For those people that don’t have bank accounts, mobile technologies can provide money transfer options so they can get paid or pay others. Mobile access can also help bring people into the banking system, which offers many possibilities both for them personally and for the wider economy.
Mobile offers a way to reduce the costs of activities such as moving money digitally, meaning that even low-income households can be drawn into financial services.
It’s thought that financial inclusion may also benefit those that have traditionally been excluded from finances, such as women and minority groups.
The purchase of a cheap basic handset and SIM card enables people to get involved with mobile banking for around the $10 mark in some markets. It also unlocks possibilities such as accessing electricity supplies by making it easier to pay utility bills.
Kenya was one country that moved forward very quickly in terms of financial inclusion. Mobile banking helped many more Kenyans get a financial account: in fact between 2011 and 2014 financial inclusion leapt from 42% to 75%.
Some of the poorest households benefitted too, with growth of 200% in this period. It’s thought this may have helped these households become more financially robust because they can easily get family to transfer money to weather difficult periods such as an illness.
Mobile adoption and subsequent participation in payment services could support the growth of eCommerce across the continent. Other emerging markets have seen low banking participation hold back the expansion of eCommerce because consumers rely on cash-on-delivery, which causes costly headaches for vendors.
Thanks to mobile payment options, African eCommerce may be able to avoid the lags caused by cash-on-delivery.
Mobile’s impact on language barriers
In language-diverse Africa, mobile phones could help break down language barriers. With many languages often spoken within a single political territory, governments aren’t always catering to all language groups and language groups are often economically alienated.
Mobile phones can help bridge these barriers by bringing in translation tools, enabling cheaper access to services in local languages, and connecting dispersed speakers of the same language so they can help each other solve problems.
Some commentators refer to the ‘babelphone’ (a reference to the Babel fish, a fictional creature that provides translation services), as a device that could very well emerge and act as a translation tool for the user across any language they encounter.
This could really help unite the continent’s economy by helping Africans communicate and transact with their neighbours. Regional integration is seen as significant to economic development, and mobile technology could be a significant contributor to this.
Mobile technology also unlocks educational possibilities and offers greater opportunity to both learn and practice skills in new languages. Talk-to-text technologies are starting to emerge that could help bring illiterate populations into the digital fold.
But it could still be hard to engage with excluded groups such as illiterate populations and those that don’t speak dominant languages.
Research in Uganda and Nigeria suggests that English speakers in these countries are far more likely to own a smartphone compared to non-English speakers. Younger people and men are far more likely to have a phone than older ones and women. Mobile phone technology may help overcome social problems but access to it is still unequal.
A bright future
It’s exciting to consider the further possibilities for the future of mobile technology across the African continent. Unlike many Westerners, who come from a desktop-first perspective, Africans are more likely to have a mobile-centric outlook on technology.

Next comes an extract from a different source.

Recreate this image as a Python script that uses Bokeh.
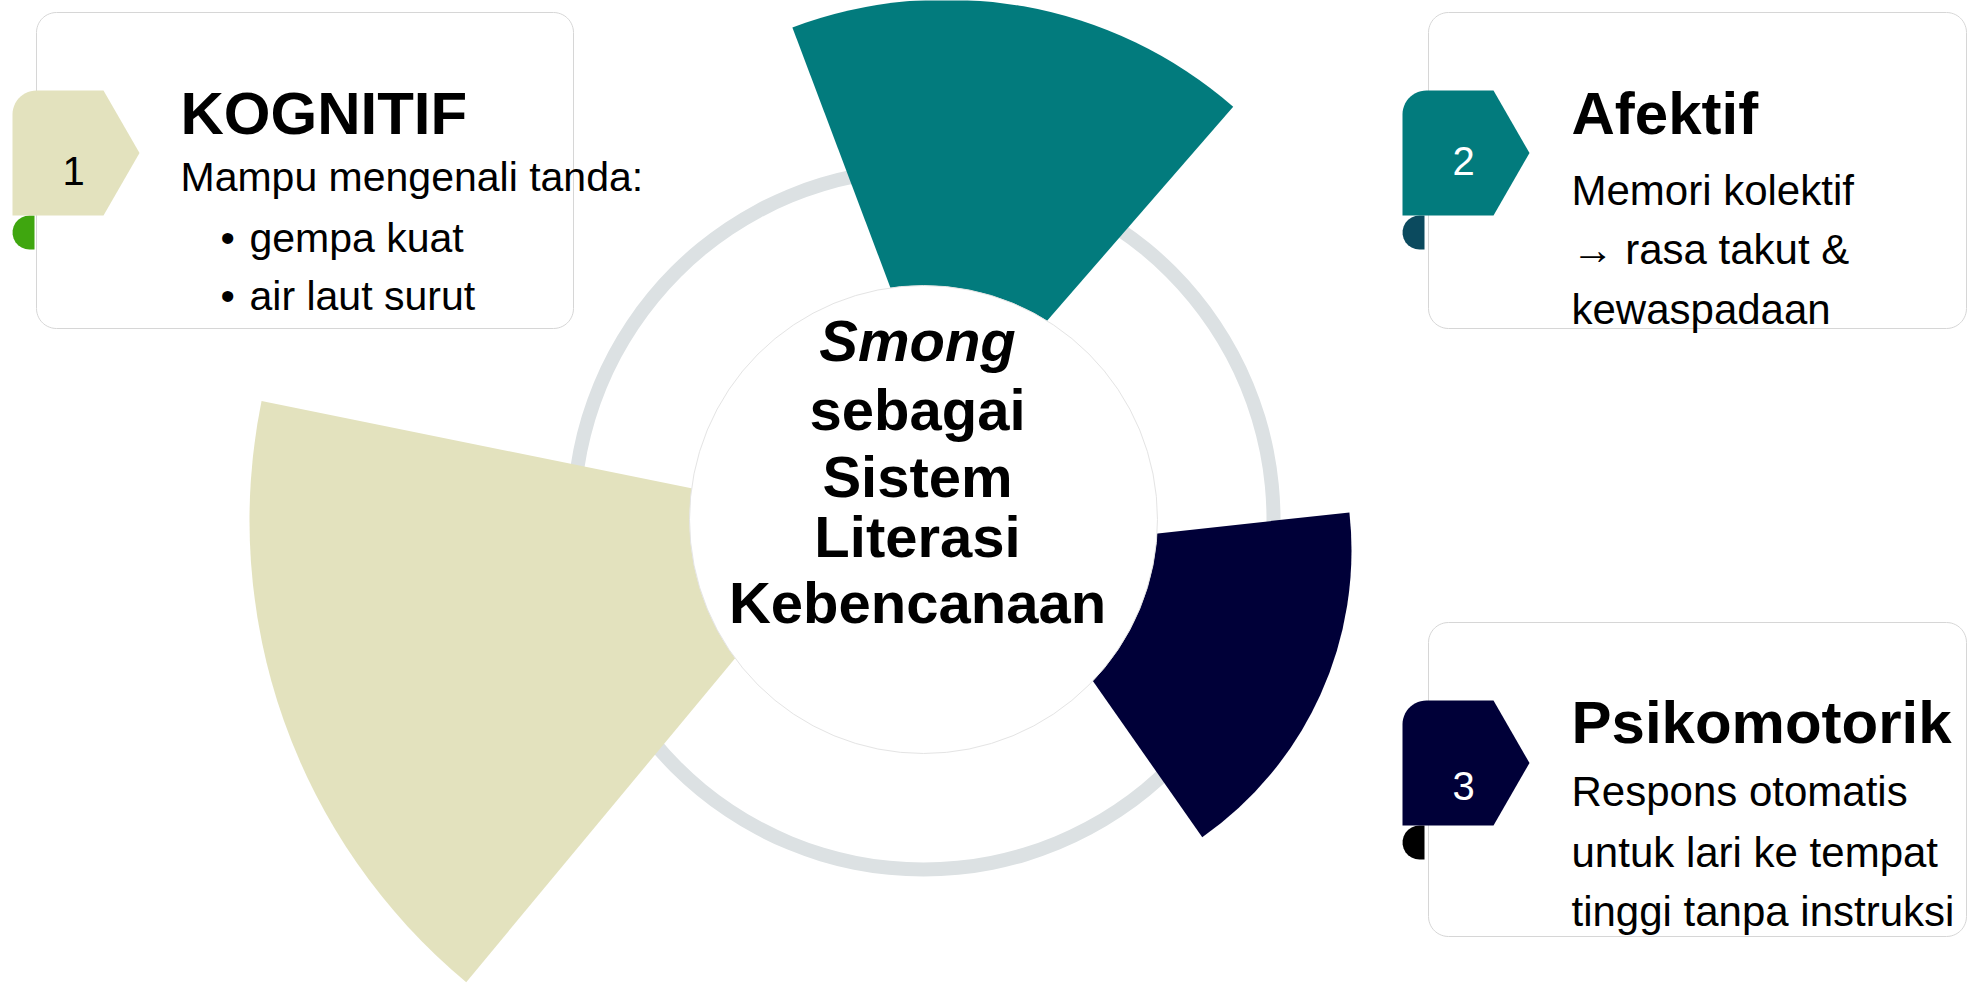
import numpy as np
from bokeh.plotting import figure
from bokeh.models import Range1d
from bokeh.core.properties import value
from bokeh.embed import file_html
from bokeh.resources import INLINE

# ---------------- data ----------------
dimensions = ["Kognitif", "Afektif", "Psikomotorik"]
petal_radius = [600, 437, 350]            # length of each petal
petal_start_deg = [168.5, 49.0, -55.0]
petal_end_deg = [230.3, 110.65, 6.25]
petal_colors = ["#E3E2BE", "#027B7D", "#000038"]
curl_colors = ["#3FA60F", "#0B4A5E", "#000000"]
number_colors = ["#000000", "#FFFFFF", "#FFFFFF"]

card_numbers = ["1", "2", "3"]
card_titles = ["KOGNITIF", "Afektif", "Psikomotorik"]
card_intro = ["Mampu mengenali tanda:", "Memori kolektif", "Respons otomatis"]
card_bullets = ["gempa kuat", "air laut surut"]
card2_rest = ["\u2192 rasa takut &", "kewaspadaan"]
card3_rest = ["untuk lari ke tempat", "tinggi tanpa instruksi"]
center_lines = ["Smong", "sebagai", "Sistem", "Literasi", "Kebencanaan"]

# ---------------- layout (screen px, y down) ----------------
REF_W, REF_H = 1970, 983
def Y(y):
    return REF_H - y

FONT = value("Liberation Sans")
W, H = 1970, 983
p = figure(width=W, height=H, x_range=Range1d(0, W), y_range=Range1d(REF_H - H, REF_H),
           output_backend="svg", toolbar_location=None, min_border=0,
           x_axis_location=None, y_axis_location=None)
p.grid.visible = False
p.outline_line_color = None
p.background_fill_color = "white"
p.border_fill_color = "white"

def arc(cx, cy, r, a0, a1, n=14):
    t = np.radians(np.linspace(a0, a1, n))
    return list(cx + r * np.cos(t)), list(cy + r * np.sin(t))

def rrect(x0, y0, x1, y1, r):
    top, bot = Y(y0), Y(y1)
    xs, ys = [], []
    for cx, cy, a0, a1 in [(x1 - r, top - r, 0, 90), (x0 + r, top - r, 90, 180),
                           (x0 + r, bot + r, 180, 270), (x1 - r, bot + r, 270, 360)]:
        ax, ay = arc(cx, cy, r, a0, a1)
        xs += ax; ys += ay
    return xs, ys

def tag(left, top, flat_w=91, point_w=36, h=125, r=24):
    T, B = Y(top), Y(top + h)
    M = (T + B) / 2
    xs = [left, left + flat_w, left + flat_w + point_w, left + flat_w]
    ys = [B, B, M, T]
    ax, ay = arc(left + r, T - r, r, 90, 180)
    return xs + ax, ys + ay

def curl(left, top, w=22, h=34):
    T = Y(top)
    rr = h / 2
    ax, ay = arc(left + rr, T - rr, rr, 90, 270)
    return [left + w] + ax + [left + w], [T] + ay + [T - h]

# cards
card_boxes = [(36, 12, 573, 328), (1428, 12, 1966, 328), (1428, 622, 1966, 936)]
cx_, cy_ = [], []
for b in card_boxes:
    xs, ys = rrect(*b, 20)
    cx_.append(xs); cy_.append(ys)
p.patches(xs=cx_, ys=cy_, fill_color="white", line_color="#D6D6D6", line_width=1)

# tags + curls
tag_pos = [(12, 90), (1402, 90), (1402, 700)]
txs, tys, uxs, uys = [], [], [], []
for (l, t) in tag_pos:
    a, b = tag(l, t); txs.append(a); tys.append(b)
    a, b = curl(l, t + 125); uxs.append(a); uys.append(b)
p.patches(xs=uxs, ys=uys, fill_color=curl_colors, line_color=None)
p.patches(xs=txs, ys=tys, fill_color=petal_colors, line_color=None)
num_y = [170, 160, 785]
p.text(x=[l + 61 for l, t in tag_pos], y=[Y(v) for v in num_y], text=card_numbers,
       text_color=number_colors, text_font=FONT, text_font_size="40px",
       text_align="center", text_baseline="alphabetic")

# ring
C = (923, 519)
p.annulus(x=[C[0]], y=[Y(C[1])], inner_radius=343, outer_radius=357,
          fill_color="#DCE1E3", line_color=None)

# petals (exploded)
apex = [(849, 520), (946, 436), (1001, 550)]
p.wedge(x=[a[0] for a in apex], y=[Y(a[1]) for a in apex], radius=petal_radius,
        start_angle=list(np.radians(petal_start_deg)), end_angle=list(np.radians(petal_end_deg)),
        fill_color=petal_colors, line_color=None)

# center disc
p.circle(x=[C[0]], y=[Y(C[1])], radius=234, fill_color="white", line_color="#E4E4E4", line_width=1)

# titles
title_pos = [(180, 113), (1571, 113), (1571, 722)]
p.text(x=[t[0] for t in title_pos], y=[Y(t[1]) for t in title_pos], text=card_titles,
       text_font=FONT, text_font_size="60px", text_font_style="bold", text_color="black",
       text_baseline="alphabetic")

# body texts
p.text(x=[180], y=[Y(176)], text=card_intro[:1], text_font=FONT, text_font_size="41px",
       text_color="black", text_baseline="alphabetic")
p.text(x=[1571, 1571], y=[Y(190), Y(791)], text=card_intro[1:], text_font=FONT, text_font_size="42px",
       text_color="black", text_baseline="alphabetic")
bullet_y = [237, 295]
p.text(x=[220, 220], y=[Y(v) for v in bullet_y], text=["\u2022", "\u2022"], text_font=FONT,
       text_font_size="41px", text_color="black", text_baseline="alphabetic")
p.text(x=[249, 249], y=[Y(v) for v in bullet_y], text=card_bullets, text_font=FONT,
       text_font_size="41px", text_color="black", text_baseline="alphabetic")
p.text(x=[1571, 1571], y=[Y(249), Y(309)], text=card2_rest, text_font=FONT,
       text_font_size="42px", text_color="black", text_baseline="alphabetic")
p.text(x=[1571, 1571], y=[Y(852), Y(911)], text=card3_rest, text_font=FONT,
       text_font_size="42px", text_color="black", text_baseline="alphabetic")

# center label
center_y = [340, 409, 476, 536, 602]
p.text(x=[917], y=[Y(center_y[0])], text=center_lines[:1], text_font=FONT, text_font_size="58px",
       text_font_style="bold italic", text_color="black", text_align="center", text_baseline="alphabetic")
p.text(x=[917] * 4, y=[Y(v) for v in center_y[1:]], text=center_lines[1:], text_font=FONT,
       text_font_size="58px", text_font_style="bold", text_color="black", text_align="center",
       text_baseline="alphabetic")

open("out.html", "w").write(file_html(p, INLINE))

There’s a whole new generation of innovators emerging who understand the particular challenges and opportunities in their markets, and where mobile fits into answering these possibilities. The continent could start to become a new cradle for innovation in the mobile arena.
Some of the hot areas of innovation could include more unified payment systems that solve the lack of interoperability between the different operators, and solutions to language-related problems such as free fonts, encoding etc.

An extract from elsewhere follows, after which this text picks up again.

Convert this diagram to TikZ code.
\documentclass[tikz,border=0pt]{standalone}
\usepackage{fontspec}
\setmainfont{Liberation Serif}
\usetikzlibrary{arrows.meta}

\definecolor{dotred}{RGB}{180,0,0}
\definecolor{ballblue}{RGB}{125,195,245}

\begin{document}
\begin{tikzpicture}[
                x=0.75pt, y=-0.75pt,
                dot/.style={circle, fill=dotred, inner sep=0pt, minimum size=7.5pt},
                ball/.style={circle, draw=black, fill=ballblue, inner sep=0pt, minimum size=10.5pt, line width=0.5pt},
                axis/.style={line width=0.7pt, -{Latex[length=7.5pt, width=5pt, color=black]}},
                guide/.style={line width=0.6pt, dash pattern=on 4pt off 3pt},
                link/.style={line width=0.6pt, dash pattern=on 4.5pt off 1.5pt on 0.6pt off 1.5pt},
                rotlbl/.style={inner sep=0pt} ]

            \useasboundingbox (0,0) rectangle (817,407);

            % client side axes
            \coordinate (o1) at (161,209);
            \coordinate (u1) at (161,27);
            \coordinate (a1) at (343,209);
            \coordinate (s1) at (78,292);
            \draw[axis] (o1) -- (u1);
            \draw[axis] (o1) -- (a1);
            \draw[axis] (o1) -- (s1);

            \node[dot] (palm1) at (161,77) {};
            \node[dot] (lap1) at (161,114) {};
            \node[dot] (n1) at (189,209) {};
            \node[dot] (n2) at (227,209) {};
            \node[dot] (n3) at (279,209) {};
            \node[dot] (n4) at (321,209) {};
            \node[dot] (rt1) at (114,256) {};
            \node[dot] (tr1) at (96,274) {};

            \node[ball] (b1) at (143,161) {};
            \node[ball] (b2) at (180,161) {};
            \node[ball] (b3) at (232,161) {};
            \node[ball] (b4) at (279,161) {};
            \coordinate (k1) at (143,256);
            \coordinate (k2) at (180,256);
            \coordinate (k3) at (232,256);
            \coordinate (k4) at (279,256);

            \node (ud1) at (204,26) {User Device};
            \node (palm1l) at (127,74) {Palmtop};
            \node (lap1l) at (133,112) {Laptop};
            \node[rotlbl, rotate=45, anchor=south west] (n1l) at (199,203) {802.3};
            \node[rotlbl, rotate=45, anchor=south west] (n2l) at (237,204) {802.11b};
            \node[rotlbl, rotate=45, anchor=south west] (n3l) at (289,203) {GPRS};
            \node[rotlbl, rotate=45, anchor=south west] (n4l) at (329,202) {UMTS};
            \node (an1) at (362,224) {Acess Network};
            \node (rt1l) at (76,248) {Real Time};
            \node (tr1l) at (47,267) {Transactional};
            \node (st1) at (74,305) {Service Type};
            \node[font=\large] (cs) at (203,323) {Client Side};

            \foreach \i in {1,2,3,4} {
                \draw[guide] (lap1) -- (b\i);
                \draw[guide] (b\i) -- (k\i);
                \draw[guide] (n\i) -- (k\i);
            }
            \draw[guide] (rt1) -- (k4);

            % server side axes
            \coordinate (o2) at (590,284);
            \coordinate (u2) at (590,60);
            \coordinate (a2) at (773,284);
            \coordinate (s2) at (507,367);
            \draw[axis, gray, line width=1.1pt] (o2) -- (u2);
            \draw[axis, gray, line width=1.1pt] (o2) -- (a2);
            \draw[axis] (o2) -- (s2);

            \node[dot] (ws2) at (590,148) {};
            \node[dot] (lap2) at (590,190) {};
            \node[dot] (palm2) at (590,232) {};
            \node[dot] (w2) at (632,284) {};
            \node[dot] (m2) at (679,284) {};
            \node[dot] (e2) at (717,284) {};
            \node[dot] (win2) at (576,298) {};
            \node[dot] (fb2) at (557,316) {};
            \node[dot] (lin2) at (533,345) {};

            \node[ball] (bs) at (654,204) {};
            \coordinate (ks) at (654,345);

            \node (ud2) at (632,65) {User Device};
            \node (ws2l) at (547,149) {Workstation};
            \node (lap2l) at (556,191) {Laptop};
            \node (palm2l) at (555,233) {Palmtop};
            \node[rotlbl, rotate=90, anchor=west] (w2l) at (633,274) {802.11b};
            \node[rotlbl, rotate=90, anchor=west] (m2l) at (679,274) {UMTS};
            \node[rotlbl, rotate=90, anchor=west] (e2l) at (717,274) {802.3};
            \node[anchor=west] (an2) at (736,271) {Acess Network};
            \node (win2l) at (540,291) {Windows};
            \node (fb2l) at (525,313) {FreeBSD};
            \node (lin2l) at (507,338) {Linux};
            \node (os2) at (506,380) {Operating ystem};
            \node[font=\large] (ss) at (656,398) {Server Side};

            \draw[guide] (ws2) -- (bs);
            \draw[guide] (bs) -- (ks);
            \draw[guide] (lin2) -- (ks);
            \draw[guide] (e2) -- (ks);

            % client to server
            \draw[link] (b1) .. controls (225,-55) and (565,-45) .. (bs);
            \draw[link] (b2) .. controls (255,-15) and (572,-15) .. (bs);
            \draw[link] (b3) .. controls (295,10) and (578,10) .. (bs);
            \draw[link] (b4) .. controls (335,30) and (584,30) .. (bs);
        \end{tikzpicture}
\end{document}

New solutions need to be found to bring services to illiterate speakers of minority languages. There’s also a host of possibilities for content authoring in a variety of languages.
African enterprises are also developing exciting mobile-based technologies in the health arena, such as phone handset blood testing facilities.
At present many of Africa’s mobile innovations are coming from major international corporations but smaller enterprises are starting to emerge. It’s likely these more lightweight operators will be able to crack problems at local level, supported by an emerging start-up tech culture.
Not only are these operators likely to understand and be embedded in the local market, but they are more likely to be able to innovate at low cost compared to bigger rivals.
Recent history suggests that price always trumps features in many African markets, so the lowest cost handset is usually the most popular. It will be interesting to watch how the future of mobile unfolds across this region of the world and how the technology drives the continent forward.